Sunday, September 6, 2015

In this play, why is the "tragic flaw" seen more as an error of judgement than a vice? And what messages is Shakespeare communicating to his...

Romeo and Juliet actually share a tragic flaw: they both love too passionately, too intensely, and they fail to exercise caution, patience, or even common sense as a result. This is why it is more difficult to call their flaw a vice, as you say, because loving too intensely is certainly a different, more innocent kind of flaw than pride or ambition, for example. Further, their flaw doesn't really hurt anyone but themselves; it is not like Macbeth's ambition outstripping his morality, causing him to murder as a result, or Oedipus's pride causing him to bring down the gods' wrath on Thebes.    

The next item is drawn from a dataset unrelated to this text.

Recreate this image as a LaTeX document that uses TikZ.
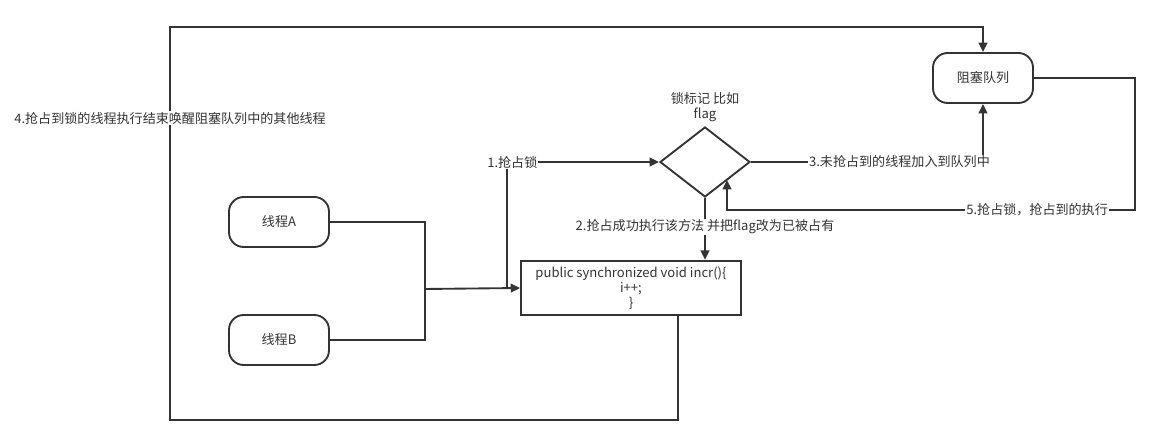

It seems possible that Shakespeare fails to give Romeo and Juliet a true tragic flaw, some real vice for which we might hold them responsible, because he wants his audience to sympathize with them, not blame them. They are relative innocents, the victims of their parents' feud, and it is likely that Shakespeare wants us to blame their parents for the tragedy rather than Romeo and Juliet themselves. After all, he does paint Juliet's mother as cold and distant, and Juliet's father—when she refuses to marry Parris—as cruel and merciless. Even in the prologue, Shakespeare foregrounds the parents' fight much more than he emphasizes the love between Romeo and Juliet. It seems, then, that he wishes to point out the wrongness of the families' violent grudge rather than the too-loving behavior of their children.